La première préoccupation du lean management est l’identification des value streams, c’est à dire les processus qui créent la valeur de l’entreprise. L’exemple ci-après présente la démarche appliquée aux processus de gestion des ressources humaines. Les value streams sont organisés de bout en bout selon les livrables qu’ils produisent pour l’entreprise. Pour chaque value streams on identifie les données nécessaire à l’exécution et au pilotage de l’activité. Les entreprises ne sont pas toujours, ni souvent, organisées suivant ce principe. Le préalable à la mise en oeuvre du lean management est un remodelage des processus, remodelage qui peut être progressif.
Une fois les value streams définis, il faut s’organiser pour les réaliser. A chaque value streams est affectée une équipe au sein d’une cellule autonome qui représente l’entreprise à petite échelle, c’est à dire qu’elle a à sa disposition les mêmes services que l’entreprise dans son ensemble, les services de support, Gestion des ressources humaines, compta/finance, achat sécurité, et les services de pilotage, conduite, maintenance, pilotage.

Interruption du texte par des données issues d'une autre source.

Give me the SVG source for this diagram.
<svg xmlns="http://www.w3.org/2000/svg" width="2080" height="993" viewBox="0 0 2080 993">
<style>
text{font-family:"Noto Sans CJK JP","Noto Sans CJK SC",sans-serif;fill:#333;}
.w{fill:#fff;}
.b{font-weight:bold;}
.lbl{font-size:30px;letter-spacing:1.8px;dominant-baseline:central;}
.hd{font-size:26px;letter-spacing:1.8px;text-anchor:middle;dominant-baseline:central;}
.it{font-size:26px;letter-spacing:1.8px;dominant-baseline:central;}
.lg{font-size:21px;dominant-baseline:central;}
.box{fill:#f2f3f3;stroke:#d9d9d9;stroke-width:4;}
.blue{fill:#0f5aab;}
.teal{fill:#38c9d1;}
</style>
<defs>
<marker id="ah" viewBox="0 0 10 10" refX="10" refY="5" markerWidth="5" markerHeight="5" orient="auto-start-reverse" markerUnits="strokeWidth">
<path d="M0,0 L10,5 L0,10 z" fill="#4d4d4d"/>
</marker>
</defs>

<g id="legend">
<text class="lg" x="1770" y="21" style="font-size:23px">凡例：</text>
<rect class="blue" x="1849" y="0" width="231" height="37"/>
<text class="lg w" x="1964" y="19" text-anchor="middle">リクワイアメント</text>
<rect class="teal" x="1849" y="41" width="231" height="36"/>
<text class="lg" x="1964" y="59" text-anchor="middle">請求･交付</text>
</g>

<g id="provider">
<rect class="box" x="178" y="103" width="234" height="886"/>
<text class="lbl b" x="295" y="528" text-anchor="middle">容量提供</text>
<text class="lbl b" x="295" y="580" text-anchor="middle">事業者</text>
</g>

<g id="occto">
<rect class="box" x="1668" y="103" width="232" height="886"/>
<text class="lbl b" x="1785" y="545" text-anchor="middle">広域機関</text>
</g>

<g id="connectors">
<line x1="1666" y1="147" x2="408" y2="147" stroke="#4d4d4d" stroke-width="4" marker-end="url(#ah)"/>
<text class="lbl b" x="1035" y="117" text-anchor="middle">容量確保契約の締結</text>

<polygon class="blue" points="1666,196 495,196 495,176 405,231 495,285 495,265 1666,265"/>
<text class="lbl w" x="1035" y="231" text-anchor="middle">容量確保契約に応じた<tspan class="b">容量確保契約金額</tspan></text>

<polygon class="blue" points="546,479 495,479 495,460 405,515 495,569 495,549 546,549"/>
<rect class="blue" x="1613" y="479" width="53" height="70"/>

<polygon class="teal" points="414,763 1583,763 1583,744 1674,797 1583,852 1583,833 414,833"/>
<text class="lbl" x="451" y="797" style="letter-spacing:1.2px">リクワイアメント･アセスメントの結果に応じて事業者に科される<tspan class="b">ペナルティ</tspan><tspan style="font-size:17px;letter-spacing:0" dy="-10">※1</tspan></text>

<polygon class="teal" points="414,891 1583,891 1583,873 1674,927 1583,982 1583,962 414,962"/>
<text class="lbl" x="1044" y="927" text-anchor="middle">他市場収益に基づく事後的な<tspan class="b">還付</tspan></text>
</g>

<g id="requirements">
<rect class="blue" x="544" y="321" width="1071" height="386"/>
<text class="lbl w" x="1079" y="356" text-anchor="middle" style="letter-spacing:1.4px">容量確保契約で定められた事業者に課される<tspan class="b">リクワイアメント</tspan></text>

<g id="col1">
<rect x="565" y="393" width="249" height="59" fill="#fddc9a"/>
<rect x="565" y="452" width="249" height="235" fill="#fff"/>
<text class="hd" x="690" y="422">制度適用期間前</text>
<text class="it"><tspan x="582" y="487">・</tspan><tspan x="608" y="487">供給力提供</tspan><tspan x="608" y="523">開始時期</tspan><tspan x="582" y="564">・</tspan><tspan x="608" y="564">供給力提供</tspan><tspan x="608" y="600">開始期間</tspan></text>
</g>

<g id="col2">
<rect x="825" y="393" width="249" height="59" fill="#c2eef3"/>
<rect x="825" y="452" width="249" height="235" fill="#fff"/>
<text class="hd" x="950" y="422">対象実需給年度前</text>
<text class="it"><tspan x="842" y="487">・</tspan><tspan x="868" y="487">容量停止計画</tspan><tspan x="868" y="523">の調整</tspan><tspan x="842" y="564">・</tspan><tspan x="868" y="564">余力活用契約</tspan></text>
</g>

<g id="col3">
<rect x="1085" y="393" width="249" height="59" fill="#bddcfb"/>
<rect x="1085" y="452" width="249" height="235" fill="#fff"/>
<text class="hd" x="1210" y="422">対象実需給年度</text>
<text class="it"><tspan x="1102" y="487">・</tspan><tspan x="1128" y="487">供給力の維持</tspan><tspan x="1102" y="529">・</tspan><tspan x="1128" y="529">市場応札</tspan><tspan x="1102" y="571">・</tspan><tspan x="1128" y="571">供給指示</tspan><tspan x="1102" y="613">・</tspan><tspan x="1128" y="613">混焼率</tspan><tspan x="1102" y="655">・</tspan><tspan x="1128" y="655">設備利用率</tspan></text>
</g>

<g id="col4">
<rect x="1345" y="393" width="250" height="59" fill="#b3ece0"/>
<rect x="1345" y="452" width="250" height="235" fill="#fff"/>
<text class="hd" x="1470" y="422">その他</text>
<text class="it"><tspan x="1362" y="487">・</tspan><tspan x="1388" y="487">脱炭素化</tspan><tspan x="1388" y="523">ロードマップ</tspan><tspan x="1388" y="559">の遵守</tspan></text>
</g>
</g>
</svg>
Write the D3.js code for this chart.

Bien entendu, elle ne produit pas elle-même ces services, ce sont les cellules en charge des value streams correspondants qui le font. Sa responsabilité s’exerce sur le value stream qui lui est affecté. Elle gère la backlog des demandes et, est légitime pour en réorganiser les priorités, en toute autonomie, afin de traiter un événement imprévu. C’est un des mécanismes qui produit l’agilité du lean management.
Une fois les values streams définis et les cellules organisées, la coordination de l’ensemble est basée sur la circulation des données. Les données qui composent les livrables, les données des services de support et de pilotage. Chaque cellule doit pouvoir spécifier les exigences de qualités et de sécurité des données qu’elle consomme et collecter les exigences à propos des données qu’elle produit.
Une cellule dédiée à la connaissance des données doit produire les services de référencement des données conformément aux bonnes pratiques, c’est à dire permettant une continuité entre le glossaire métier porteur du sens des données et les meta-data qui documentent leurs représentations techniques. D’autres cellules spécialisées doivent se charger des services de gestion de la qualité, profilage et mise en qualité.
Le management des données au sein d’une démarche lean data doit à la fois se baser sur des orientations intentionnelles provenants du haut de l’entreprise et sur les apports de chaque cellule, en provenance du terrain. Il peut arriver, dans ce mode de fonctionnement, que des données métiers soient créées au niveau local et reprises au niveau global par la cellule de référencement.
La circulation des données basée sur des services de type open est aussi un facteur d’agilité. En effet, ce sont des services orientées consommateurs qui, prenant en compte le contexte d’utilisation, contribuent à l’efficacité des usages. L’agilité exige aussi un fonctionnement des cellules en continu, seul compatible avec une orientation événementielle, sous peine qu’une seule d’entre elles, produisant à horizons fixes, bloque ou ralentisse la totalité de l’ensemble.
Les technologies d’OpenAPI et de microservices permettent de concevoir des solutions adaptées à ce type de fonctionnement, qui sont développées en appliquant les mêmes principes, appelé Lean IT.
Le lean management est la démarche incontournable pour transformer le modèle industriel de l’Europe et de la France. Il permet :
- l’intégration efficace des biens et des services pour répondre aux exigences d’usage des consommateurs et des clients,
- d’incorporer plus facilement les innovations
- d’être opérationnellement agile
- d’innover en mobilisant l’intelligence et la créativité de tous les acteurs
- d’installer un coopétition plutôt qu’une compétition
Cette démarche de management ne pourra se généraliser sans une excellente maîtrise de la diffusion et de la qualité des données, et de leur valorisation pour piloter et prendre des décisions de manière autonome.